Floating Solar Farm to be launched in Manchester, UK
A solar farm with a difference is set to be launched in Manchester, UK in December 2015. Instead of being constructed in a field or on a roof, the solar panels will be placed on water – a reservoir to be exact. This project will be the largest of its kind in Europe and second largest in the world, after Japan.
The Godley Reservoir in the Hyde area of Greater Manchester is the setting for the new solar power farm. It will be composed of 12,000 panels, cover an area of 45,500 m2 and generate 2.7GWh of energy per year, which will power a local water treatment plant. The cost of the development is budgeted at £3.5 million (almost €5 million). United Utilities is behind the project, a water and wastewater treatment company serving the North West of England. The solar farm is being constructed within a period of weeks so that the company can avail of a generous UK Government grant, which is due to be cut drastically in 2016. Such cuts would likely dissuade the company from undertaking similar projects elsewhere, as indicated by Director of Energy Strategy for United Utilities, Neil Gillespie.
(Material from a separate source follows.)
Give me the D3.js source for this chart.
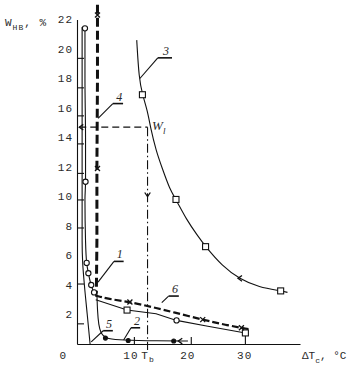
<!DOCTYPE html>
<html>
<head>
<meta charset="utf-8">
<script src="https://cdn.jsdelivr.net/npm/d3@7"></script>
<style>
body { margin: 0; background: #fff; }
text { font-family: "Liberation Mono", "DejaVu Sans Mono", monospace; fill: #2a2a2a; }
.lbl { font-size: 11px; letter-spacing: 1px; }
.ttl { font-size: 11px; }
.num { font-family: "Liberation Serif", serif; font-style: italic; font-size: 12px; }
.thin { fill: none; stroke: #111; stroke-width: 1.1; }
</style>
</head>
<body>
<div id="chart"></div>
<script>
var w = 351;
var h = 376;

// values: x = dT_c (deg C), y = W_nv (%)
var yLabels = [2, 4, 6, 8, 10, 12, 14, 16, 18, 20, 22];
var xLabels = [0, 10, 20, 30];
var yTickMarks = [19.4, 17.4, 15.5, 13.6, 11.6, 9.8, 7.9, 4.1, 1.4];
var xTickMarks = [10, 20];

var curve1 = [[1.4, 21.4], [1.4, 18], [1.5, 14], [1.5, 11], [1.4, 9.8], [1.5, 7], [1.7, 5.5], [2.0, 4.8], [2.5, 4.0], [3.0, 3.5], [3.6, 3.2]];
var curve1Pts = [[1.4, 21.4], [1.5, 11], [1.7, 5.5], [2.0, 4.8], [2.5, 4.0], [3.0, 3.5]];

var curve2 = [[3.5, 3.4], [3.6, 2.2], [3.8, 1.3], [4.2, 0.7], [5.0, 0.4], [7, 0.27], [12, 0.22], [19.5, 0.2]];
var curve2Pts = [[5.0, 0.4], [9.0, 0.24], [17.0, 0.2]];

var curve3 = [[10.5, 20.6], [10.9, 18.0], [11.5, 16.9], [12.4, 15.8], [12.9, 14.7], [13.9, 13.1], [15.0, 11.9], [16.3, 10.5], [17.4, 9.8], [19.3, 8.4], [21.1, 7.4], [22.6, 6.6], [25.5, 5.3], [28.6, 4.4], [32, 3.85], [35.8, 3.6], [37.0, 3.5]];
var curve3Pts = [[11.5, 16.9], [17.4, 9.8], [22.6, 6.6], [35.8, 3.6]];

var curve4 = [[3.6, 23.0], [3.6, 18], [3.5, 12], [3.5, 7], [3.4, 3.4]];
var curve4Pts = [[3.6, 22.3], [3.6, 11.9]];

var curve5 = [[0.9, 21.5], [0.9, 12], [0.9, 7], [1.0, 5.5], [1.3, 4.0], [1.8, 2.0], [2.3, 0]];

var curve6 = [[3.2, 3.3], [5.5, 3.05], [9.3, 2.85], [13.3, 2.5], [17, 2.15], [22.1, 1.65], [26, 1.3], [30.3, 1.0]];
var curve6Pts = [[9.3, 2.85], [22.1, 1.65], [28.9, 1.1]];

var curve7 = [[3.3, 3.0], [8.8, 2.3], [13.9, 2.05], [17.5, 1.6], [23, 1.2], [29.6, 0.75]];
var curve7Sq = [[8.8, 2.3], [29.6, 0.75]];
var curve7Circ = [[17.5, 1.6]];

// W_l construction
var wl = [12.4, 14.7];

// curve number labels: [text, textX, textY, leaderFromX, leaderFromY, underlineX0, underlineX1, underlineY]
var curveLabels = [
    ["3", 15.1, 19.6, 11.05, 18.0, 14.2, 16.7, 19.4],
    ["4", 6.9, 16.5, 3.7, 15.3, 6.3, 8.1, 16.3],
    ["1", 7.0, 5.8, 3.7, 4.2, 6.5, 8.2, 5.6],
    ["5", 5.1, 1.1, 2.5, 0.14, 4.6, 6.3, 0.9],
    ["2", 10.0, 1.3, 8.2, 0.27, 9.5, 11.1, 1.1],
    ["6", 16.7, 3.45, 14.9, 2.8, 16.1, 17.9, 3.25]
];

var svg = d3.select("#chart").append("svg").attr("width", w).attr("height", h);
svg.append("rect").attr("width", w).attr("height", h).attr("fill", "#fff");

var xScale = d3.scaleLinear().domain([0, 39.2]).range([77, 300]);
var yScale = d3.scaleLinear().domain([0, 22]).range([344, 19.5]);

var line = d3.line()
    .x(function (d) { return xScale(d[0]); })
    .y(function (d) { return yScale(d[1]); });
var smooth = d3.line()
    .x(function (d) { return xScale(d[0]); })
    .y(function (d) { return yScale(d[1]); })
    .curve(d3.curveMonotoneY);
var smoothX = d3.line()
    .x(function (d) { return xScale(d[0]); })
    .y(function (d) { return yScale(d[1]); })
    .curve(d3.curveBasis);

//********** axes **********
var yAxis = d3.axisRight(yScale).tickValues(yTickMarks).tickSize(7).tickSizeOuter(0).tickFormat("");
svg.append("g").attr("transform", "translate(" + xScale(0) + ",0)").call(yAxis);
var xAxis = d3.axisTop(xScale).tickValues(xTickMarks).tickSize(7).tickSizeOuter(0).tickFormat("");
svg.append("g").attr("transform", "translate(0," + yScale(0) + ")").call(xAxis);
svg.selectAll(".domain, .tick line").attr("stroke", "#111").attr("stroke-width", 1.1);

svg.selectAll(".ylab").data(yLabels).enter().append("text")
    .attr("class", "lbl")
    .attr("x", xScale(0) - 4)
    .attr("y", function (d) { return yScale(d); })
    .attr("dy", "0.35em")
    .attr("text-anchor", "end")
    .text(function (d) { return d; });

svg.selectAll(".xlab").data(xLabels).enter().append("text")
    .attr("class", "lbl")
    .attr("x", function (d) { return d === 0 ? xScale(0) - 10 : xScale(d) - 3; })
    .attr("y", yScale(0) + 15)
    .attr("text-anchor", function (d) { return d === 0 ? "end" : "middle"; })
    .text(function (d) { return d; });

// axis titles
var yt = svg.append("text").attr("class", "lbl").attr("x", 5).attr("y", 26);
yt.append("tspan").text("W");
yt.append("tspan").attr("dy", 4).style("font-size", "8px").text("НВ");
yt.append("tspan").attr("dy", -4).text(", %");

var xt = svg.append("text").attr("class", "ttl").attr("x", 302).attr("y", yScale(0) + 15);
xt.append("tspan").text("ΔT");
xt.append("tspan").attr("dy", 4).style("font-size", "8px").text("c");
xt.append("tspan").attr("dy", -4).text(", °C");

//********** curves **********
svg.append("path").datum(curve5).attr("class", "thin").attr("d", smooth);
svg.append("path").datum(curve1).attr("class", "thin").attr("d", smooth);
svg.append("path").datum(curve2).attr("class", "thin").attr("d", smoothX);
svg.append("path").datum(curve3).attr("class", "thin").attr("d", smoothX);
svg.append("path").datum(curve7).attr("class", "thin").attr("d", line);

svg.append("path").datum(curve4)
    .attr("fill", "none").attr("stroke", "#111").attr("stroke-width", 3)
    .attr("stroke-dasharray", "9,4").attr("d", line);
svg.append("path").datum(curve6)
    .attr("fill", "none").attr("stroke", "#111").attr("stroke-width", 2.2)
    .attr("stroke-dasharray", "7,3").attr("d", smoothX);

// drop line at the last point of the lower curve
svg.append("line").attr("class", "thin")
    .attr("x1", xScale(29.6)).attr("x2", xScale(29.6))
    .attr("y1", yScale(0.75)).attr("y2", yScale(0));

//********** markers **********
function squares(pts) {
    svg.selectAll(null).data(pts).enter().append("rect")
        .attr("x", function (d) { return xScale(d[0]) - 3; })
        .attr("y", function (d) { return yScale(d[1]) - 3; })
        .attr("width", 6).attr("height", 6)
        .attr("fill", "#fff").attr("stroke", "#111").attr("stroke-width", 1.1);
}
function circles(pts, filled) {
    svg.selectAll(null).data(pts).enter().append("circle")
        .attr("cx", function (d) { return xScale(d[0]); })
        .attr("cy", function (d) { return yScale(d[1]); })
        .attr("r", filled ? 2 : 2.6)
        .attr("fill", filled ? "#111" : "#fff").attr("stroke", "#111").attr("stroke-width", 1.1);
}
function crosses(pts) {
    svg.selectAll(null).data(pts).enter().append("path")
        .attr("d", function (d) {
            var x = xScale(d[0]), y = yScale(d[1]);
            return "M" + (x - 2.5) + "," + (y - 2.5) + "L" + (x + 2.5) + "," + (y + 2.5) +
                "M" + (x - 2.5) + "," + (y + 2.5) + "L" + (x + 2.5) + "," + (y - 2.5);
        })
        .attr("stroke", "#111").attr("stroke-width", 1.3);
}
squares(curve3Pts);
squares(curve7Sq);
circles(curve7Circ, false);
circles(curve1Pts, false);
circles(curve2Pts, true);
crosses(curve4Pts);
crosses(curve6Pts);

// little direction arrows on the curves
function arrow(x, y, dir) {
    var px = xScale(x), py = yScale(y), s = 4;
    var d;
    if (dir === "left") d = "M" + (px + s) + "," + (py - s * 0.7) + "L" + px + "," + py + "L" + (px + s) + "," + (py + s * 0.7);
    if (dir === "down") d = "M" + (px - s * 0.7) + "," + (py - s) + "L" + px + "," + py + "L" + (px + s * 0.7) + "," + (py - s);
    svg.append("path").attr("d", d).attr("fill", "none").attr("stroke", "#111").attr("stroke-width", 1.3);
}
arrow(17.8, 0.2, "left");
arrow(28.3, 4.45, "left");

//********** W_l construction **********
svg.append("line")
    .attr("x1", xScale(0.4)).attr("x2", xScale(wl[0]))
    .attr("y1", yScale(wl[1])).attr("y2", yScale(wl[1]))
    .attr("stroke", "#111").attr("stroke-width", 1.2).attr("stroke-dasharray", "7,4");
arrow(0.4, wl[1], "left");
svg.append("line")
    .attr("x1", xScale(wl[0])).attr("x2", xScale(wl[0]))
    .attr("y1", yScale(wl[1])).attr("y2", yScale(-0.4))
    .attr("stroke", "#111").attr("stroke-width", 1.1).attr("stroke-dasharray", "9,3,1.5,3");
arrow(wl[0], 10.0, "down");

var wt = svg.append("text").attr("x", xScale(13.2)).attr("y", yScale(14.5))
    .style("font-family", "Liberation Serif, serif").style("font-style", "italic").style("font-size", "13px");
wt.append("tspan").text("W");
wt.append("tspan").attr("dy", 4).style("font-size", "9px").text("l");

var tb = svg.append("text").attr("class", "lbl").attr("x", xScale(11.3)).attr("y", yScale(0) + 15);
tb.append("tspan").text("T");
tb.append("tspan").attr("dy", 3).style("font-size", "8px").text("b");

//********** curve numbers **********
curveLabels.forEach(function (c) {
    svg.append("line").attr("class", "thin")
        .attr("x1", xScale(c[3])).attr("y1", yScale(c[4]))
        .attr("x2", xScale(c[5])).attr("y2", yScale(c[7]));
    svg.append("line").attr("stroke", "#111").attr("stroke-width", 1.6)
        .attr("x1", xScale(c[5])).attr("x2", xScale(c[6]))
        .attr("y1", yScale(c[7])).attr("y2", yScale(c[7]));
    svg.append("text").attr("class", "num")
        .attr("x", xScale(c[1])).attr("y", yScale(c[2]))
        .text(c[0]);
});
</script>
</body>
</html>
In constructing the solar energy farm, United Utilities hopes to generate more sustainable energy for its operations as part of its carbon reduction strategy, which includes the aim to generate 33% of its own energy by 2020. According to Chris Stubbs, Head of Renewable Energy at United Utilities: “While floating solar has been deployed elsewhere around the world, most notably in Japan, it is a new technology to the UK. Installations such as the Godley solar scheme will help us to keep energy costs and water customers’ bills low.”
The first floating solar farm in the UK was introduced in 2014 by entrepreneur Mark Bennett. He established the company Floating Solar Panels and partnered with French business Ciel et Terre, which had developed specialised solar panels to float on water called Hydrelio© in 2006. Bennett installed 800 Hydrelio© solar panels on his own farm in Berkshire, England. They generate 200Kw of power, which is used for a huge on-site irrigation system.
These floating solar panels were initially developed as an alternative to placing solar installations on land. Many countries have disused water bodies such as reservoirs, dams, irrigation canals and quarry lakes that are ideal locations for solar farms, instead of using up valuable farmland. Where applicable, the water from such bodies can still be used as it would not be affected by the solar panels. Wineries, dairy farms, fish farms, mining companies, wastewater treatment plants and irrigation districts are among those suitable for this alternative technology. According to Ciel et Terre, their panels have a 20+ year lifespan and they are continually trying to make the product more affordable and efficient.
As the threat of climate change grows, new developments in green technology are becoming more prevalent and are vital if we are serious about moving away from fossil fuels for good. Thus it is encouraging to see innovative schemes being undertaken by companies in the UK and beyond.